The main idea that is mentioned by Zenger (2013) is that successful corporations attain their power by creating unique competitive advantages that can be well-protected without being replicated by rivals. The rationale behind this thesis is that the corporate landscape is not perfect, and it is going to depend on investors and the amount of value the company is able to create from the existing assets. Therefore, a corporate theory is what backs up the company’s success and helps the management reveal the possible next steps.
The central idea that cannot be overlooked is that an effective corporate theory can be defined as a strategic experiment that is, however, based on past evidence and a thorough risk assessment that paved the way for the creation of new value. According to Zenger (2013), there are three specific areas that one has to look into in order to generate more value for the company. The first one is the market demand and the ability to predict rivals’ responses to the updated strategies. The second is the presence of insights into the unique elements of the company’s operations that could increase its distinctiveness. The ultimate element to be considered is the generation of cross-sights that could help the management take a different approach to the existing assets.
The second important idea shared by Zenger (2013) was that the company’s portfolio is always going to precede its image and set the bar of expectations for the rivals, consumers, and shareholders. There should be a definite hierarchy that would separate the assets depending on their importance for the company. It could be much easier to manage corporate resources when knowing the implications. Zenger’s (2013) outlook on corporate theories revolves around the idea that differentiation and cost reduction will never be available to organizations that do not prioritize resources or accumulate evidence and competitive advantages.

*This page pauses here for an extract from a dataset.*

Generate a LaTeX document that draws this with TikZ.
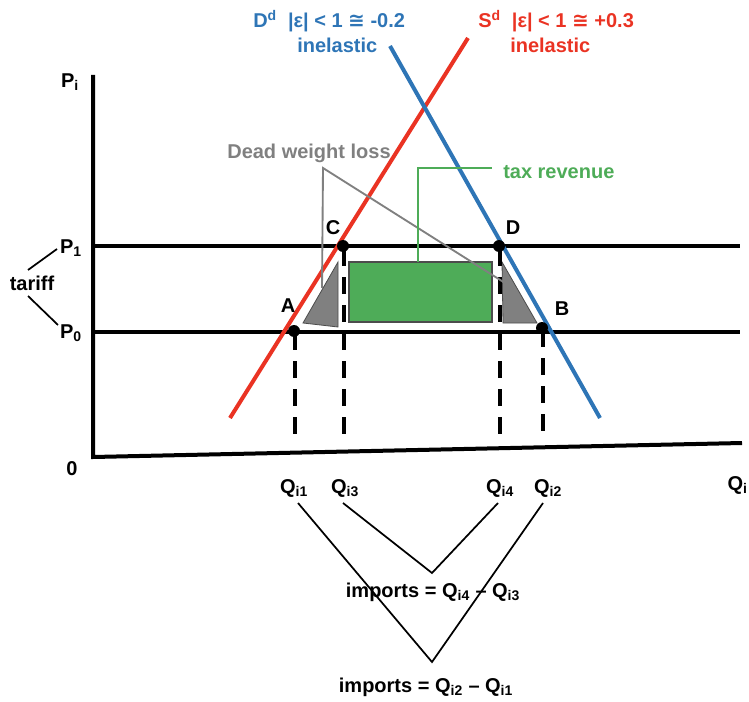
\documentclass[tikz,border=0pt]{standalone}
\usepackage{fontspec}
\setmainfont{Liberation Sans}
\newfontfamily\symfont{DejaVu Sans}
\usetikzlibrary{positioning}
\definecolor{suppred}{RGB}{234,51,35}
\definecolor{demblue}{RGB}{46,117,182}
\definecolor{revgreen}{RGB}{78,172,88}
\definecolor{dwlgray}{RGB}{128,128,128}
\tikzset{
  lbl/.style={font=\bfseries\fontsize{15}{18}\selectfont, inner sep=0pt},
  axisline/.style={line width=3pt},
  priceline/.style={line width=2.5pt},
  dropline/.style={line width=3pt, dash pattern=on 12.5pt off 8.5pt},
  eqpt/.style={circle, fill=black, inner sep=0pt, minimum size=9pt},
  thinline/.style={line width=1.3pt}
}
\begin{document}
\begin{tikzpicture}[x=0.75pt, y=-0.75pt]
  \useasboundingbox (0,0) rectangle (749,702);
  % axes
  \coordinate (ytop) at (93,75);
  \coordinate (O) at (93,457);
  \coordinate (xend) at (742,443);
  \draw[axisline] (ytop) -- (O) -- (xend);
  \node[lbl] (Pi) at (70,82) {P\textsubscript{i}};
  \node[lbl] (zero) at (72,469) {0};
  \node[lbl, anchor=east] (Qi) at (748,485) {Q\textsubscript{i}};
  % price lines
  \coordinate (p1l) at (93,246);
  \coordinate (p1r) at (740,246);
  \coordinate (p0l) at (93,332);
  \coordinate (p0r) at (740,332);
  \draw[priceline] (p1l) -- (p1r);
  \draw[priceline] (p0l) -- (p0r);
  \node[lbl] (P1) at (71,248) {P\textsubscript{1}};
  \node[lbl] (P0) at (71,333) {P\textsubscript{0}};
  % tariff bracket
  \node[lbl] (tariff) at (32,283) {tariff};
  \coordinate (t1a) at (28,270);
  \coordinate (t1b) at (57,249);
  \coordinate (t0a) at (28,296);
  \coordinate (t0b) at (58,325);
  \draw[thinline] (t1a) -- (t1b);
  \draw[thinline] (t0a) -- (t0b);
  % dead weight loss and revenue areas
  \filldraw[fill=dwlgray, draw=black!70, line width=0.6pt]
    (303,323) -- (338,262) -- (338,327) -- cycle;
  \filldraw[fill=dwlgray, draw=black!70, line width=0.6pt]
    (502,262) -- (537,323) -- (503,323) -- cycle;
  \filldraw[fill=revgreen, draw=black!70, line width=0.8pt]
    (349,262) rectangle (492,322);
  % supply and demand
  \coordinate (sbot) at (230,418);
  \coordinate (stop) at (468,38);
  \coordinate (dtop) at (390,46);
  \coordinate (dbot) at (600,418);
  \draw[suppred, line width=3pt] (sbot) -- (stop);
  \draw[demblue, line width=3pt] (dtop) -- (dbot);
  \node[lbl, anchor=west, demblue] (Dlbl) at (253,21)
    {D\textsuperscript{d}\ \ |ε| < 1 {\symfont ≅} -0.2};
  \node[lbl, anchor=west, demblue] (Dinel) at (297,45) {inelastic};
  \node[lbl, anchor=west, suppred] (Slbl) at (478,21)
    {S\textsuperscript{d}\ \ |ε| < 1 {\symfont ≅} +0.3};
  \node[lbl, anchor=west, suppred] (Sinel) at (510,45) {inelastic};
  % drop lines
  \coordinate (Ab) at (295,437);
  \coordinate (Cb) at (344,437);
  \coordinate (Db) at (500,437);
  \coordinate (Bb) at (543,437);
  \coordinate (Ad) at (295,333);
  \coordinate (Cd) at (344,249);
  \coordinate (Dd) at (500,249);
  \coordinate (Bd) at (543,330);
  \draw[dropline] (Ad) -- (Ab);
  \draw[dropline] (Cd) -- (Cb);
  \draw[dropline] (Dd) -- (Db);
  \draw[dropline] (Bd) -- (Bb);
  % equilibrium points
  \node[eqpt] (A) at (294,331) {};
  \node[eqpt] (C) at (343,246) {};
  \node[eqpt] (D) at (499,246) {};
  \node[eqpt] (B) at (542,328) {};
  \node[lbl] (Albl) at (288,306) {A};
  \node[lbl] (Clbl) at (333,228) {C};
  \node[lbl] (Dlbl2) at (513,228) {D};
  \node[lbl] (Blbl) at (562,309) {B};
  % callouts
  \node[lbl, dwlgray] (dwl) at (309,153) {Dead weight loss};
  \coordinate (dwlapex) at (323,168);
  \coordinate (dwlL) at (322,288);
  \coordinate (dwlR) at (505,283);
  \draw[dwlgray, line width=1.4pt] (dwlL) -- (dwlapex) -- (dwlR);
  \node[lbl, anchor=west, revgreen] (tax) at (503,172) {tax revenue};
  \coordinate (taxbot) at (418,262);
  \coordinate (taxtop) at (418,168);
  \coordinate (taxend) at (492,168);
  \draw[revgreen, line width=1.4pt] (taxbot) -- (taxtop) -- (taxend);
  % quantities
  \node[lbl] (Q1) at (294,488) {Q\textsubscript{i1}};
  \node[lbl] (Q3) at (345,488) {Q\textsubscript{i3}};
  \node[lbl] (Q4) at (500,488) {Q\textsubscript{i4}};
  \node[lbl] (Q2) at (548,488) {Q\textsubscript{i2}};
  \coordinate (q1s) at (298,503);
  \coordinate (q3s) at (343,503);
  \coordinate (q4s) at (498,503);
  \coordinate (q2s) at (543,503);
  \coordinate (innerV) at (432,573);
  \coordinate (outerV) at (432,662);
  \draw[thinline] (q3s) -- (innerV) -- (q4s);
  \draw[thinline] (q1s) -- (outerV) -- (q2s);
  \node[lbl] (imp1) at (433,592) {imports = Q\textsubscript{i4} – Q\textsubscript{i3}};
  \node[lbl] (imp2) at (426,687) {imports = Q\textsubscript{i2} – Q\textsubscript{i1}};
\end{tikzpicture}
\end{document}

The last idea mentioned by Zenger (2013) was that many companies would resort to obsolete strategies instead of looking into the direction of dynamic or agile approaches. This is a damaging trend that creates additional challenges for smaller competitors that often capitalize on the replication of strategies employed by bigger players in the market. The essential task for the company should be to collect all kinds of feedback from all the stakeholders prior to implementing a new strategy (Zenger, 2013). Without knowing what actually works as expected, the company is going to be affected by the need to experiment under the condition of absent evidence, exposing every stakeholder to even more threats than before. Therefore, a strong corporate strategy is what makes future experiments safer and unlocks additional room for investment.
Zenger’s (2013) article is an important source of evidence for future managers because it validates the need for experimentation and motivates the executives to incline toward lean startups. Even though the solutions proposed by the team are not always the fastest or the cheapest, the best way for the company is to innovate continuously without looking back at budget-saving operations. Despite the fact that the outcomes of experiments may be hard to predict, the manager should be prepared for dynamic evaluations and on-the-fly changes that could increase the corporate value. Additionally, innovations cannot be stemming from rapid trials, as there should be a well-crafted strategy defining the company’s actions. Zenger (2013) makes it evident that stagnation is a damaging factor that negatively affects organizations of all shapes and sizes.
Zenger, T. (2013). What is the theory of your firm? Harvard Business Review, 91(6), 73-78.